During its marketing run The Honda CNG (Civic Natural Gas) was touted as a vehicle with “no compromises” by its manufacturer, stressing the gasoline-like driving experience.  In other words, it starts, accelerates, stops and sounds just like the gasoline-powered vehicles we love.  The added vehicle cost over gasoline models is even modest compared to the price-hike incurred when buying hybrids and electrics. 

And natural gas is a clean-burning, domestically produced fuel.  So why has it not proliferated for motor vehicle propulsion?  Again, lobbying interests must be at play.  Also, for any alternative energy source to be viable there must be a refueling infrastructure in place — there isn’t one, and this is the same problem plaguing the popularity of electric cars.

There are only about 1000 retail natural gas vehicle refueling pumps available in the United States, compared to about 120,000 gasoline outlets.  There’s a smattering of fleet users with their own pumps, like Avista, but consumers’ fear of not finding fuel for these vehicles is akin to the range anxiety experienced in electric cars.

Some diehard users, who have privately converted their vehicles to run on GNG, have opted to install $4000-and-up residential natural gas compressors at their homes.  With that kind of devotion, one would think Honda’s CNG Civic success would be insured.

CNG Civics were sold in 35 U.S. states, but don’t look for many here.  Other countries, namely Brazil, with more than 1 million natural gas vehicles on the road, have embraced the fuel source, and many ended up there.  Also, of 1,038 retail franchises in the U.S., Honda only had 195 dealerships selling the CNG. 

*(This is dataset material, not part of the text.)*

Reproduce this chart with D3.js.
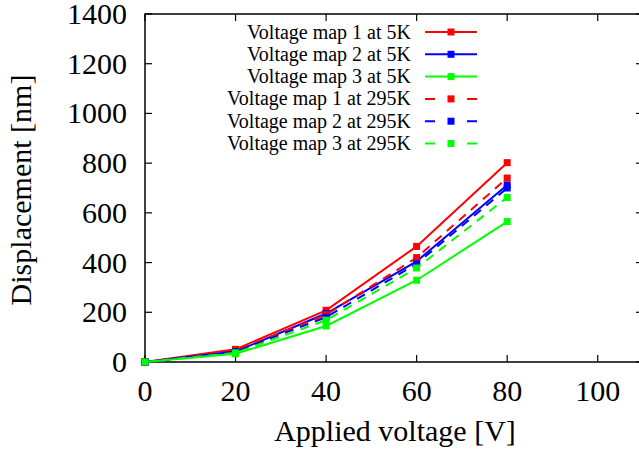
<!DOCTYPE html>
<html><head><meta charset="utf-8">
<script src="https://cdn.jsdelivr.net/npm/d3@7"></script>
<style>html,body{margin:0;padding:0;background:#fff;}svg{display:block;}</style>
</head><body>
<script>
const voltages = [0, 20, 40, 60, 80];
const seriesNames = ["Voltage map 1 at 5K","Voltage map 2 at 5K","Voltage map 3 at 5K",
  "Voltage map 1 at 295K","Voltage map 2 at 295K","Voltage map 3 at 295K"];
const map1at5K = [0, 51, 208, 465, 802];
const map2at5K = [0, 42, 195, 405, 712];
const map3at5K = [0, 33, 145, 329, 565];
const map1at295K = [0, 45, 190, 420, 740];
const map2at295K = [0, 42, 180, 395, 700];
const map3at295K = [0, 37, 168, 378, 662];
const seriesValues = [map1at5K, map2at5K, map3at5K, map1at295K, map2at295K, map3at295K];
const seriesColors = ["#ff0000","#0000ff","#00ff00","#ff0000","#0000ff","#00ff00"];
const seriesDashed = [false,false,false,true,true,true];
const xTicks = [0, 20, 40, 60, 80, 100];
const yTicks = [0, 200, 400, 600, 800, 1000, 1200, 1400];

(function () {
const W = 639, H = 459;
const pL = 145, pR = 643, pT = 14, pB = 362;
const svg = d3.select("body").append("svg").attr("width", W).attr("height", H);
const x = d3.scaleLinear().domain([0, 110]).range([pL, pR]);
const y = d3.scaleLinear().domain([0, 1400]).range([pB, pT]);
const ff = "Liberation Serif";
const fs = 30;

// ticks (inward, mirrored)
const tk = 7;
const g = svg.append("g").attr("stroke", "#000").attr("stroke-width", 1.2);
xTicks.forEach(v => {
  g.append("line").attr("x1", x(v)).attr("x2", x(v)).attr("y1", pB).attr("y2", pB - tk);
  g.append("line").attr("x1", x(v)).attr("x2", x(v)).attr("y1", pT).attr("y2", pT + tk);
});
yTicks.forEach(v => {
  g.append("line").attr("x1", pL).attr("x2", pL + tk).attr("y1", y(v)).attr("y2", y(v));
  g.append("line").attr("x1", pR).attr("x2", pR - tk).attr("y1", y(v)).attr("y2", y(v));
});
svg.append("rect").attr("x", pL).attr("y", pT).attr("width", pR - pL).attr("height", pB - pT)
  .attr("fill", "none").attr("stroke", "#000").attr("stroke-width", 1.5);

// tick labels
svg.append("g").selectAll("text").data(xTicks).join("text")
  .attr("x", d => x(d)).attr("y", 401).attr("text-anchor", "middle")
  .attr("font-family", ff).attr("font-size", fs).text(d => d);
svg.append("g").selectAll("text").data(yTicks).join("text")
  .attr("x", 127).attr("y", d => y(d) + 10).attr("text-anchor", "end")
  .attr("font-family", ff).attr("font-size", fs).text(d => d);

// axis titles
svg.append("text").attr("x", 395).attr("y", 441).attr("text-anchor", "middle")
  .attr("font-family", ff).attr("font-size", fs).text("Applied voltage [V]");
svg.append("text").attr("transform", "translate(31,190) rotate(-90)").attr("text-anchor", "middle")
  .attr("font-family", ff).attr("font-size", fs).text("Displacement [nm]");

// series
const line = d3.line().x((d, i) => x(voltages[i])).y(d => y(d));
const ms = 7;
seriesValues.forEach((vals, s) => {
  const sg = svg.append("g");
  sg.append("path").attr("d", line(vals)).attr("fill", "none")
    .attr("stroke", seriesColors[s]).attr("stroke-width", 2)
    .attr("stroke-dasharray", seriesDashed[s] ? "9,7" : null);
  sg.selectAll("rect").data(vals).join("rect")
    .attr("x", (d, i) => x(voltages[i]) - ms / 2).attr("y", d => y(d) - ms / 2)
    .attr("width", ms).attr("height", ms).attr("fill", seriesColors[s]);
});

// legend
const lx0 = 425, lx1 = 477, ltx = 411, ly0 = 32, ldy = 22.3;
seriesNames.forEach((name, s) => {
  const yy = ly0 + s * ldy;
  svg.append("text").attr("x", ltx).attr("y", yy + 6.5).attr("text-anchor", "end")
    .attr("font-family", ff).attr("font-size", 20).text(name);
  svg.append("line").attr("x1", lx0).attr("x2", lx1).attr("y1", yy).attr("y2", yy)
    .attr("stroke", seriesColors[s]).attr("stroke-width", 2)
    .attr("stroke-dasharray", seriesDashed[s] ? "10,32" : null);
  svg.append("rect").attr("x", (lx0 + lx1) / 2 - ms / 2).attr("y", yy - ms / 2)
    .attr("width", ms).attr("height", ms).attr("fill", seriesColors[s]);
});
})();
</script>
</body></html>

With the number of homes cooking and heating with natural gas in the U.S., I would think that accepting it as a vehicle fuel source would be “natural.”  There is apparently a large domestic supply of liquid natural gas.  Additionally, natural gas vehicles are reliable, safe, and more environmentally-friendly than their gasoline-powered counterparts.  The only real impediments I see are availability of vehicles, lack of fueling stations and sadly, lobbyists and political dysfunction thwarting consensus.